Nous parlons sciemment d’arriver et de poursuivre son chemin plutôt que de recourir aux notions d’admission et de sortie comme dans la plupart des foyers. Au début, la méfiance des jeunes est souvent grande ; ils éprouvent un fort besoin de contrôler la situation, et beaucoup souffrent de troubles somatiques comme la nausée ou les céphalées. Notre objectif premier est de leur permettre d’atterrir émotionnellement dans la nouvelle situation et les nouvelles relations tout en les stabilisant sur le plan psychosocial. La deuxième phase, avancer, vise une meilleure compréhension de sa situation et aussi de l’impact de tels vécus sur une personne. Ensemble, nous essayons de transformer les stratégies maladaptatives de régulation émotionnelle en stratégies adaptatives. De même, il faut s’interroger sur la suite. La troisième phase commence lorsque les personnes connaissent leur prochaine étape. Une rétrospective sur leur phase d’arrivée pourra leur fournir des pistes utiles pour la nouvelle transition.
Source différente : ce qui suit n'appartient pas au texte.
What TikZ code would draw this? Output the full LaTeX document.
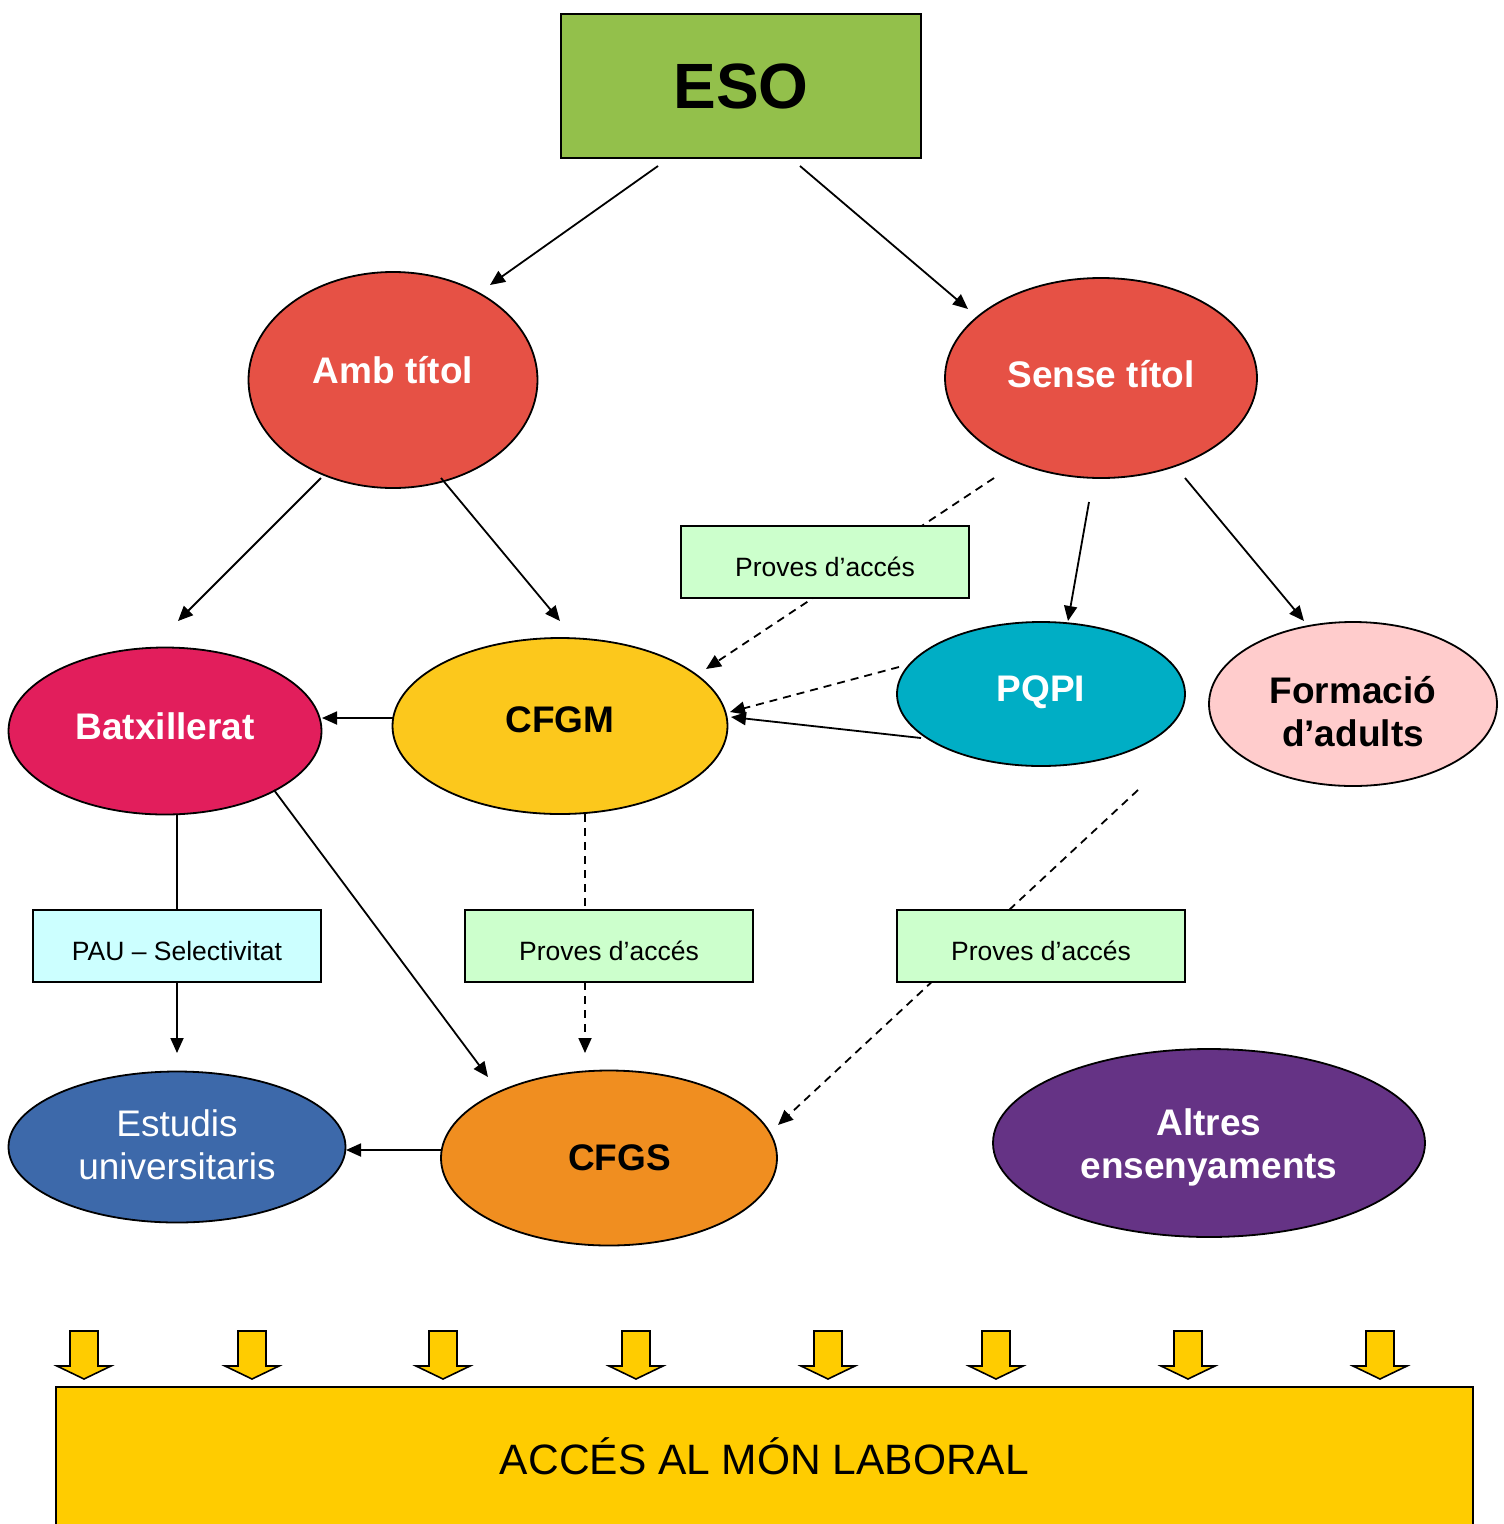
\documentclass[tikz,border=0pt]{standalone}
\usepackage{fontspec}
\setmainfont{Liberation Sans}
\usetikzlibrary{shapes.geometric,arrows.meta,calc}
\definecolor{esog}{RGB}{147,192,75}
\definecolor{redc}{RGB}{230,81,69}
\definecolor{batxc}{RGB}{226,30,92}
\definecolor{cfgmc}{RGB}{252,200,28}
\definecolor{pqpic}{RGB}{0,174,197}
\definecolor{formc}{RGB}{255,204,204}
\definecolor{estuc}{RGB}{61,105,170}
\definecolor{cfgsc}{RGB}{240,142,32}
\definecolor{altrc}{RGB}{101,51,133}
\definecolor{provc}{RGB}{204,255,204}
\definecolor{pauc}{RGB}{204,255,255}
\definecolor{laborc}{RGB}{255,204,0}
\newcommand\rz[2]{\raisebox{#1}[\height][\depth]{#2}}
\newcommand\twol[3]{\raisebox{#1}[\height][\depth]{\begin{tabular}{@{}c@{}}#2\\#3\end{tabular}}}
\begin{document}
\begin{tikzpicture}[x=1pt,y=-1pt,
  ell/.style={ellipse,draw=black,line width=1.8pt,inner sep=0pt},
  big/.style={font=\fontsize{37pt}{43pt}\selectfont\bfseries,align=center},
  reg/.style={font=\fontsize{37pt}{43pt}\selectfont,align=center},
  bx/.style={rectangle,draw=black,line width=1.8pt,minimum width=288pt,minimum height=72pt,inner sep=0pt,font=\fontsize{26.5pt}{31pt}\selectfont},
  arr/.style={line width=1.8pt,-{Triangle[length=15pt,width=13pt]}},
  dsh/.style={dash pattern=on 8pt off 6pt},
  barrow/.style={fill=laborc,draw=black,line width=1.6pt,line join=miter}
]
\useasboundingbox (0,0) rectangle (1504,1524);

% main nodes
\node[rectangle,draw=black,line width=1.8pt,fill=esog,minimum width=360pt,minimum height=144pt,inner sep=0pt,font=\fontsize{64pt}{70pt}\selectfont\bfseries] (eso) at (741,86) {ESO};
\node[ell,fill=redc,minimum width=289pt,minimum height=216pt,big,text=white] (amb) at (393,380) {\rz{10pt}{Amb títol}};
\node[ell,fill=redc,minimum width=312pt,minimum height=200pt,big,text=white] (sense) at (1101,378) {\rz{4pt}{Sense títol}};
\node[ell,fill=batxc,minimum width=313pt,minimum height=167pt,big,text=white] (batx) at (165,731) {\rz{5pt}{Batxillerat}};
\node[ell,fill=cfgmc,minimum width=335pt,minimum height=176pt,big,text=black] (cfgm) at (560,726) {\rz{6pt}{CFGM}};
\node[ell,fill=pqpic,minimum width=288pt,minimum height=144pt,big,text=white] (pqpi) at (1041,694) {\rz{2pt}{PQPI}};
\node[ell,fill=formc,minimum width=288pt,minimum height=164pt,big,text=black] (form) at (1353,704) {\twol{-12pt}{Formació}{d’adults}};
\node[ell,fill=estuc,minimum width=337pt,minimum height=151pt,reg,text=white] (estu) at (177,1147) {\twol{-2pt}{Estudis}{universitaris}};
\node[ell,fill=cfgsc,minimum width=336pt,minimum height=175pt,big,text=black] (cfgs) at (609,1158) {\hspace*{21pt}CFGS};
\node[ell,fill=altrc,minimum width=432pt,minimum height=188pt,big,text=white] (altr) at (1209,1143) {\twol{-5pt}{Altres}{ensenyaments}};

% connectors
\draw[arr] ($(eso)+(-83,80)$) -- ($(amb)+(97,-95)$);
\draw[arr] ($(eso)+(59,80)$) -- ($(sense)+(-133,-69)$);
\draw[arr] ($(amb)+(-72,98)$) -- ($(batx)+(13,-110)$);
\draw[arr] ($(amb)+(48,98)$) -- ($(cfgm)+(0,-105)$);
\draw[arr,dsh] ($(sense)+(-107,100)$) -- ($(cfgm)+(146,-57)$);
\draw[arr] ($(sense)+(-12,124)$) -- ($(pqpi)+(27,-73)$);
\draw[arr] ($(sense)+(84,100)$) -- ($(form)+(-49,-83)$);
\draw[arr,dsh] ($(pqpi)+(-142,-27)$) -- ($(cfgm)+(170,-14)$);
\draw[arr] ($(pqpi)+(-120,44)$) -- ($(cfgm)+(171,-9)$);
\draw[arr] ($(cfgm)+(-167,-8)$) -- ($(batx)+(157,-13)$);
\draw[arr] ($(batx)+(12,83)$) -- ($(estu)+(0,-94)$);
\draw[arr] ($(batx)+(109,59)$) -- ($(cfgs)+(-121,-81)$);
\draw[arr,dsh] ($(cfgm)+(25,88)$) -- ($(cfgs)+(-24,-105)$);
\draw[arr,dsh] ($(pqpi)+(97,96)$) -- ($(cfgs)+(169,-33)$);
\draw[arr] ($(cfgs)+(-168,-8)$) -- ($(estu)+(169,3)$);

% label boxes on top of the lines
\node[bx,fill=provc] (p1) at (825,562) {\rz{-5pt}{Proves d’accés}};
\node[bx,fill=pauc] (pau) at (177,946) {\rz{-5pt}{PAU – Selectivitat}};
\node[bx,fill=provc] (p2) at (609,946) {\rz{-5pt}{Proves d’accés}};
\node[bx,fill=provc] (p3) at (1041,946) {\rz{-5pt}{Proves d’accés}};

% bottom bar
\node[rectangle,draw=black,line width=1.8pt,fill=laborc,minimum width=1417pt,minimum height=150pt,inner sep=0pt,font=\fontsize{42.5pt}{50pt}\selectfont] (lab) at (764.5,1462) {\rz{6pt}{ACCÉS AL MÓN LABORAL}};

\foreach \x in {84,252,443,636,828,996,1188,1380}{
  \draw[barrow] (\x-14,1331) -- (\x+14,1331) -- (\x+14,1366) -- (\x+27,1366) -- (\x,1379) -- (\x-27,1366) -- (\x-14,1366) -- cycle;
}
\end{tikzpicture}
\end{document}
Vous procédez selon des approches et des méthodes de la pédagogie du traumatisme. Que faut-il imaginer ?
Une personne exposée à un traumatisme chronique présente des comportements qu’elle a certes dû développer pour pouvoir gérer la situation, mais qui la desservent à terme. La violence domestique se caractérise par son imprévisibilité, le mépris, l’incapacité d’agir et la désespérance. Notre contrepoids est la transparence, la participation et la valorisation. Ainsi, les personnes font l’expérience d’un environnement social complémentaire. La régulation émotionnelle et la gestion du stress jouent des rôles importants. L’enjeu n’est pas de travailler sur leur biographie, mais de comprendre son impact sur le moment présent, de le supporter ensemble et de trouver de nouvelles stratégies pour y faire face. Dans ce sens, la pédagogie du traumatisme est une approche contextuelle, et la psychologie part de la personnalité.
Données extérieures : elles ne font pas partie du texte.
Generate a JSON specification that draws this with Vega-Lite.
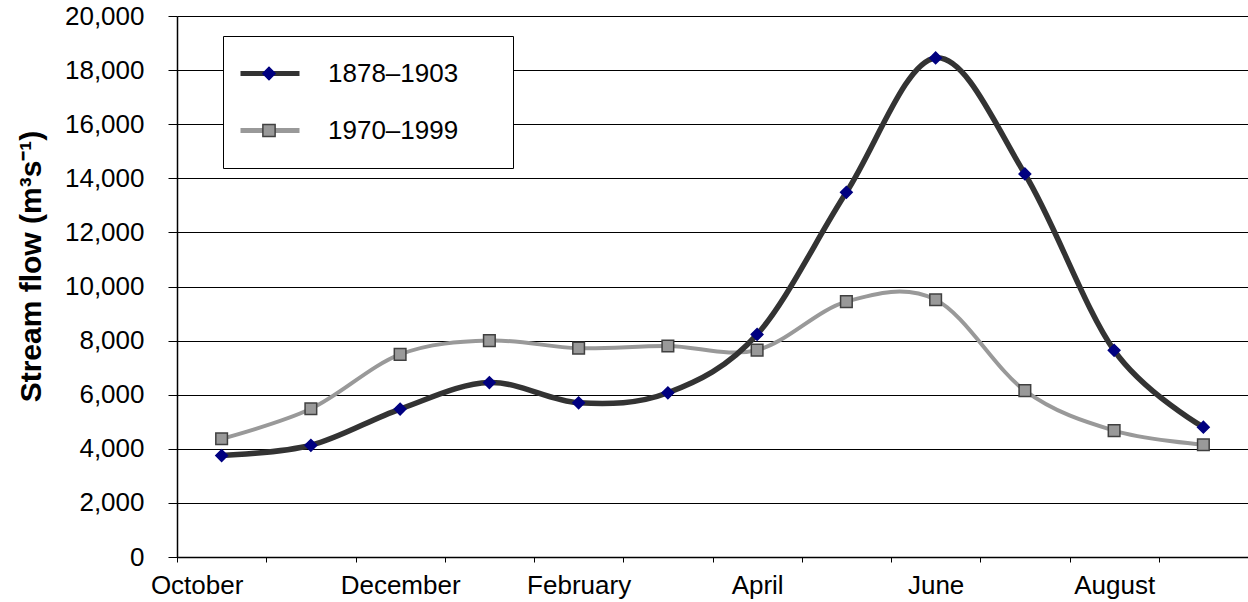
{
  "$schema": "https://vega.github.io/schema/vega-lite/v6.json",
  "width": 1071,
  "height": 541,
  "autosize": {"type": "none"},
  "padding": {"left": 177, "top": 16, "right": 0, "bottom": 45},
  "background": "white",
  "config": {"view": {"stroke": null}, "font": "Liberation Sans"},
  "data": {"values": [
    {"month": "October", "series": "1878–1903", "period": "1878–1903", "flow": 3750},
    {"month": "November", "series": "1878–1903", "period": "1878–1903", "flow": 4130},
    {"month": "December", "series": "1878–1903", "period": "1878–1903", "flow": 5470},
    {"month": "January", "series": "1878–1903", "period": "1878–1903", "flow": 6450},
    {"month": "February", "series": "1878–1903", "period": "1878–1903", "flow": 5700},
    {"month": "March", "series": "1878–1903", "period": "1878–1903", "flow": 6070},
    {"month": "April", "series": "1878–1903", "period": "1878–1903", "flow": 8230},
    {"month": "May", "series": "1878–1903", "period": "1878–1903", "flow": 13480},
    {"month": "June", "series": "1878–1903", "period": "1878–1903", "flow": 18450},
    {"month": "July", "series": "1878–1903", "period": "1878–1903", "flow": 14160},
    {"month": "August", "series": "1878–1903", "period": "1878–1903", "flow": 7640},
    {"month": "September", "series": "1878–1903", "period": "1878–1903", "flow": 4800},
    {"month": "October", "series": "1970–1999", "period": "1970–1999", "flow": 4370},
    {"month": "November", "series": "1970–1999", "period": "1970–1999", "flow": 5480},
    {"month": "December", "series": "1970–1999", "period": "1970–1999", "flow": 7490},
    {"month": "January", "series": "1970–1999", "period": "1970–1999", "flow": 8000},
    {"month": "February", "series": "1970–1999", "period": "1970–1999", "flow": 7720},
    {"month": "March", "series": "1970–1999", "period": "1970–1999", "flow": 7800},
    {"month": "April", "series": "1970–1999", "period": "1970–1999", "flow": 7650},
    {"month": "May", "series": "1970–1999", "period": "1970–1999", "flow": 9440},
    {"month": "June", "series": "1970–1999", "period": "1970–1999", "flow": 9510},
    {"month": "July", "series": "1970–1999", "period": "1970–1999", "flow": 6150},
    {"month": "August", "series": "1970–1999", "period": "1970–1999", "flow": 4670},
    {"month": "September", "series": "1970–1999", "period": "1970–1999", "flow": 4150}
  ]},
  "encoding": {
    "x": {
      "field": "month", "type": "nominal",
      "sort": ["October","November","December","January","February","March","April","May","June","July","August","September"],
      "scale": {"type": "band", "paddingInner": 0, "paddingOuter": 0},
      "axis": {
        "title": null, "labelAngle": 0, "labelFontSize": 26, "labelColor": "black",
        "labelFont": "Liberation Sans",
        "tickSize": 5, "tickColor": "black", "tickBand": "extent",
        "domainColor": "black", "domainWidth": 1.5, "labelPadding": 10,
        "grid": false, "labelOverlap": false,
        "labelOffset": {"expr": "datum.value === 'October' ? -25 : 0"},
        "labelExpr": "indexof(['October','December','February','April','June','August'], datum.value) >= 0 ? datum.value : ''"
      }
    },
    "y": {
      "field": "flow", "type": "quantitative",
      "scale": {"domain": [0, 20000], "nice": false},
      "axis": {
        "title": "Stream flow (m³s⁻¹)", "titleFontSize": 30, "titleFontWeight": "bold",
        "titleColor": "black", "titleFont": "Liberation Sans", "titlePadding": 18,
        "titleY": 250,
        "labelFontSize": 26, "labelColor": "black", "labelFont": "Liberation Sans",
        "tickSize": 9, "tickColor": "black", "labelPadding": 24,
        "domainColor": "black", "domainWidth": 1.5,
        "grid": true, "gridColor": "black", "gridWidth": 1,
        "values": [0,2000,4000,6000,8000,10000,12000,14000,16000,18000,20000],
        "format": ",.0f"
      }
    }
  },
  "layer": [
    {
      "transform": [{"filter": "datum.series === '1970–1999'"}],
      "mark": {"type": "line", "interpolate": "cardinal", "strokeWidth": 4},
      "encoding": {
        "color": {
          "field": "series", "type": "nominal",
          "scale": {"domain": ["1878–1903", "1970–1999"], "range": ["#333333", "#999999"]},
          "legend": {
            "orient": "none", "legendX": 46, "legendY": 20, "title": null, "zindex": 1,
            "symbolType": "stroke", "symbolSize": 3481, "symbolStrokeWidth": 5,
            "labelFontSize": 26, "labelFont": "Liberation Sans", "labelExpr": "''",
            "padding": 9, "clipHeight": 57, "rowPadding": 0,
            "symbolOffset": 6, "labelOffset": 202, "labelLimit": 400,
            "strokeColor": "black", "fillColor": "white"
          }
        }
      }
    },
    {
      "transform": [{"filter": "datum.series === '1878–1903'"}],
      "mark": {"type": "line", "interpolate": "cardinal", "strokeWidth": 5.5},
      "encoding": {
        "color": {
          "field": "series", "type": "nominal",
          "scale": {"domain": ["1878–1903", "1970–1999"], "range": ["#333333", "#999999"]},
          "legend": {
            "orient": "none", "legendX": 46, "legendY": 20, "title": null, "zindex": 1,
            "symbolType": "stroke", "symbolSize": 3481, "symbolStrokeWidth": 5,
            "labelFontSize": 26, "labelFont": "Liberation Sans", "labelExpr": "''",
            "padding": 9, "clipHeight": 57, "rowPadding": 0,
            "symbolOffset": 6, "labelOffset": 202, "labelLimit": 400,
            "strokeColor": "black", "fillColor": "white"
          }
        }
      }
    },
    {
      "mark": {"type": "point", "filled": true, "strokeWidth": 1.5, "opacity": 1, "size": 135},
      "encoding": {
        "shape": {
          "field": "period", "type": "nominal",
          "scale": {"range": ["diamond", "square"]},
          "legend": {
            "orient": "none", "legendX": 46, "legendY": 20, "title": null, "zindex": 2,
            "symbolSize": 150, "symbolStrokeWidth": 1.5,
            "labelFontSize": 26, "labelFont": "Liberation Sans", "labelColor": "black", "labelLimit": 400,
            "padding": 9, "clipHeight": 57, "rowPadding": 0, "symbolOffset": 24, "labelOffset": 46
          }
        },
        "fill": {
          "field": "period", "type": "nominal",
          "scale": {"range": ["#000080", "#999999"]},
          "legend": {
            "orient": "none", "legendX": 46, "legendY": 20, "title": null, "zindex": 2,
            "symbolSize": 150, "symbolStrokeWidth": 1.5,
            "labelFontSize": 26, "labelFont": "Liberation Sans", "labelColor": "black", "labelLimit": 400,
            "padding": 9, "clipHeight": 57, "rowPadding": 0, "symbolOffset": 24, "labelOffset": 46
          }
        },
        "stroke": {
          "field": "period", "type": "nominal",
          "scale": {"range": ["#000080", "#404040"]},
          "legend": {
            "orient": "none", "legendX": 46, "legendY": 20, "title": null, "zindex": 2,
            "symbolSize": 150, "symbolStrokeWidth": 1.5,
            "labelFontSize": 26, "labelFont": "Liberation Sans", "labelColor": "black", "labelLimit": 400,
            "padding": 9, "clipHeight": 57, "rowPadding": 0, "symbolOffset": 24, "labelOffset": 46
          }
        }
      }
    }
  ]
}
Les jeunes qui viennent chez vous sont-ils tous traumatisés ?
Certains arrivent dans une phase de traumatisme aigu et n’ont pas encore développé de séquelles. Cependant, beaucoup sont traumatisés et au moins 40 pour cent remplissent les critères d’un trouble de stress posttraumatique complexe. En comparaison avec d’autres centres d’accueil ou d’observation pour jeunes, nous constatons une fréquence hautement significative de troubles somatiques, de pensées suicidaires et de symptômes anxio-dépressifs.
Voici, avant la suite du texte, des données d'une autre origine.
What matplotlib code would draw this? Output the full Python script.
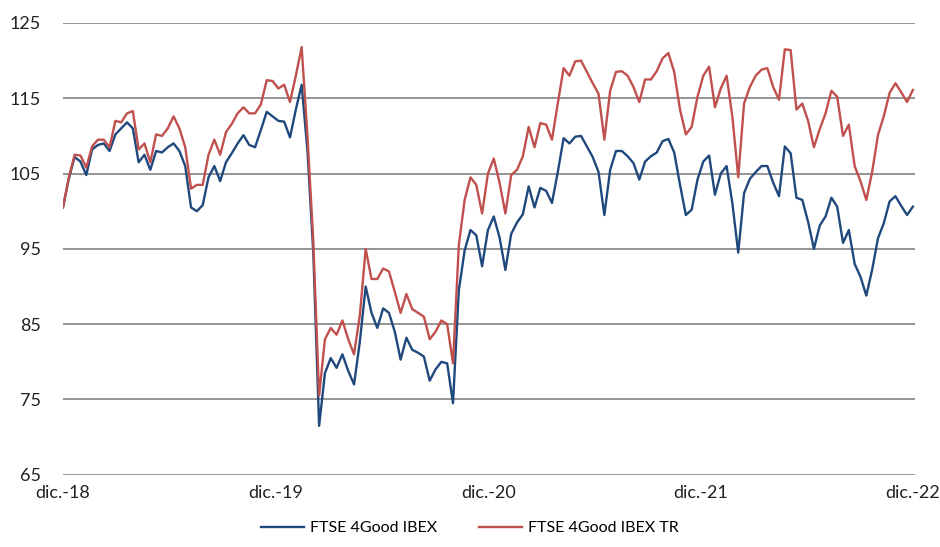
import numpy as np
import pandas as pd
import matplotlib
matplotlib.use('Agg')
from matplotlib import pyplot as plt
import matplotlib.dates as mdates

plt.rcParams['font.family'] = ['Lato', 'DejaVu Sans']

# values, one every 10 days from 31-dic-2018
fechas = pd.date_range('2018-12-31', periods=147, freq='10D')

ibex_tr = [
    100.5, 104.5, 107.5, 107.4, 105.8, 108.6, 109.5, 109.5, 108.5, 112.0,
    111.8, 113.0, 113.3, 108.2, 109.0, 106.5, 110.2, 110.0, 111.0, 112.6,
    111.0, 108.5, 103.0, 103.5, 103.5, 107.5, 109.5, 107.5, 110.5, 111.6,
    113.0, 113.8, 113.0, 113.0, 114.2, 117.4, 117.3, 116.3, 116.8, 114.5,
    118.0, 121.8, 110.0, 96.0, 75.5, 83.0, 84.5, 83.6, 85.5, 83.0,
    81.0, 86.2, 95.0, 91.0, 91.0, 92.4, 92.0, 89.3, 86.5, 89.0,
    87.0, 86.5, 86.0, 83.0, 84.0, 85.5, 85.0, 79.8, 95.5, 101.5,
    104.5, 103.5, 99.7, 105.0, 107.0, 103.8, 99.7, 104.8, 105.5, 107.3,
    111.2, 108.5, 111.7, 111.5, 109.5, 114.3, 119.0, 118.0, 119.9, 120.0,
    118.5, 117.0, 115.6, 109.5, 116.0, 118.5, 118.6, 118.0, 116.5, 114.5,
    117.5, 117.5, 118.6, 120.3, 121.0, 118.5, 113.5, 110.2, 111.2, 115.2,
    118.0, 119.2, 113.8, 116.3, 118.0, 112.5, 104.5, 114.3, 116.5, 118.0,
    118.8, 119.0, 116.5, 114.8, 121.5, 121.4, 113.5, 114.3, 112.0, 108.5,
    110.9, 113.0, 116.0, 115.2, 110.0, 111.5, 106.0, 104.0, 101.5, 105.2,
    110.1, 112.6, 115.7, 117.0, 115.8, 114.5, 116.1,
]

ibex = [
    100.5, 104.3, 107.2, 106.6, 104.8, 108.2, 108.8, 109.0, 108.0, 110.2,
    111.0, 111.8, 111.0, 106.5, 107.5, 105.5, 108.0, 107.8, 108.5, 109.0,
    108.0, 106.0, 100.5, 100.0, 100.8, 104.5, 106.0, 104.0, 106.5, 107.7,
    109.0, 110.1, 108.8, 108.5, 110.8, 113.2, 112.6, 112.0, 111.9, 109.8,
    113.5, 116.8, 108.0, 94.5, 71.5, 78.5, 80.5, 79.2, 81.0, 78.8,
    77.0, 82.7, 90.0, 86.5, 84.5, 87.1, 86.5, 84.0, 80.3, 83.2,
    81.6, 81.2, 80.7, 77.5, 79.0, 80.0, 79.8, 74.5, 89.5, 94.8,
    97.5, 96.8, 92.7, 97.5, 99.3, 96.5, 92.2, 97.0, 98.5, 99.6,
    103.3, 100.5, 103.1, 102.7, 101.1, 105.2, 109.7, 109.0, 109.9, 110.0,
    108.6, 107.2, 105.2, 99.5, 105.5, 108.0, 108.0, 107.3, 106.4, 104.2,
    106.6, 107.3, 107.8, 109.3, 109.6, 107.8, 103.5, 99.5, 100.2, 104.2,
    106.6, 107.4, 102.2, 105.0, 106.0, 101.0, 94.5, 102.4, 104.3, 105.2,
    106.0, 106.0, 103.8, 102.0, 108.6, 107.7, 101.8, 101.5, 98.6, 95.0,
    98.1, 99.3, 101.8, 100.6, 95.8, 97.5, 93.0, 91.3, 88.8, 92.2,
    96.4, 98.4, 101.3, 102.0, 100.7, 99.5, 100.6,
]

ticks = pd.to_datetime(['2018-12-31', '2019-12-31', '2020-12-31', '2021-12-31', '2022-12-30'])
tick_labels = ['dic.-18', 'dic.-19', 'dic.-20', 'dic.-21', 'dic.-22']
y_ticks = [65, 75, 85, 95, 105, 115, 125]

fig = plt.figure(figsize=(9.4, 5.47), dpi=100)
ax = fig.add_axes([0.067, 0.132, 0.906, 0.826])

ax.plot(fechas, ibex, color='#1F497D', lw=1.7, label='FTSE 4Good IBEX')
ax.plot(fechas, ibex_tr, color='#C0504D', lw=1.7, label='FTSE 4Good IBEX TR')

ax.set_ylim(65, 125)
ax.set_yticks(y_ticks)
ax.set_xlim(ticks[0], ticks[-1] + pd.Timedelta(days=3))
ax.set_xticks(ticks)
ax.set_xticklabels(tick_labels)
ax.grid(axis='y', color='#8C8C8C', lw=1.3)
ax.set_axisbelow(True)
for s in ax.spines.values():
    s.set_visible(False)
ax.tick_params(axis='y', length=0, pad=16, labelsize=13, colors='#222222')
ax.tick_params(axis='x', length=0, pad=7, labelsize=13, colors='#222222')

fig.legend(loc='lower center', bbox_to_anchor=(0.5, -0.005), ncol=2, frameon=False,
           fontsize=11.5, handlelength=2.7, handletextpad=0.4, columnspacing=2.6)

plt.savefig('out.png', dpi=100)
Votre équipe est constamment confrontée à des sujets difficiles et des crises. Comment éviter l’épuisement ?
Les histoires des jeunes sont très dures. De plus, la pression émanant des parents est considérable, et les comportements des jeunes continuent d’être de réels défis. Le quotidien est imprédictible et empreint d’émotions très vives, de crises personnelles et de situations qui escaladent régulièrement. Pour éviter que le sentiment d’impuissance et de désemparement ne gagne l’équipe, nous devons bien encadrer nos professionnels sur le plan émotionnel. Les entretiens spécialisés, menés à intervalles réguliers, leur permettent de réfléchir avec leur hiérarchie à leur vécu émotionnel dans le cadre de leur travail. Cette réflexion a également lieu au niveau de l’équipe. Viennent s’ajouter les formations continues, le travail sur l’attitude et les régulières analyses interactionnelles avec notre psychothérapeute. Sans oublier de vivre de nombreux moments de joie et de légèreté au sein de l’équipe et avec les jeunes gens. Le travail n’en demeure pas moins prenant sur le plan émotionnel.

Vous intervenez également comme psychologue d’urgence pour Carelink. Qu’est-ce qui vous a motivé à le faire ?
Les personnes qui arrivent chez nous se trouvent dans un contexte de crise aiguë, et les approches de la pédagogie du traumatisme ne couvrent pas tout. C’est pourquoi j’ai suivi la formation de psychologue d’urgence FSP. C’est là que je suis entré en contact avec Carelink. Je suis ravi de pouvoir transmettre de cette manière des connaissances tirées de mon quotidien.

Une dernière question : que souhaitez-vous aux jeunes d’aujourd’hui ?
Bien des choses. Mais ce que je leur souhaiterais le plus, c’est qu’ils trouvent dans cette société et dans ce monde un endroit où ils puissent mettre en valeur leurs forces et leurs qualités. À cette fin, nous avons besoin d’une société – des personnes, un système scolaire, des parents – qui leur laisse l’espace nécessaire. Et il faut des jeunes curieux qui abordent ce monde dans un esprit d’ouverture.


Lucas Maissen est le directeur de la Schlupfhuus à Zurich depuis 2013. Chaque année, la maison d’accueil offre une prise en charge résidentielle à environ 70 à 90 jeunes et totalise quelque 400 contacts ambulatoires. Il a étudié la pédagogie curative clinique et l’éducation spécialisée ainsi que la psychologie. La Schlupfhuus lui permet de combiner ces deux professions de manière optimale. Chargé de cours dans différentes hautes écoles spécialisées et universités, Lucas Maissen préside l’Association suisse de pédagogie du traumatisme. Depuis 2020, il œuvre comme psychologue d’urgence et responsable d’équipe pour la fondation Carelink et co-dirige le cours sur les enfants avec Petra Strickner.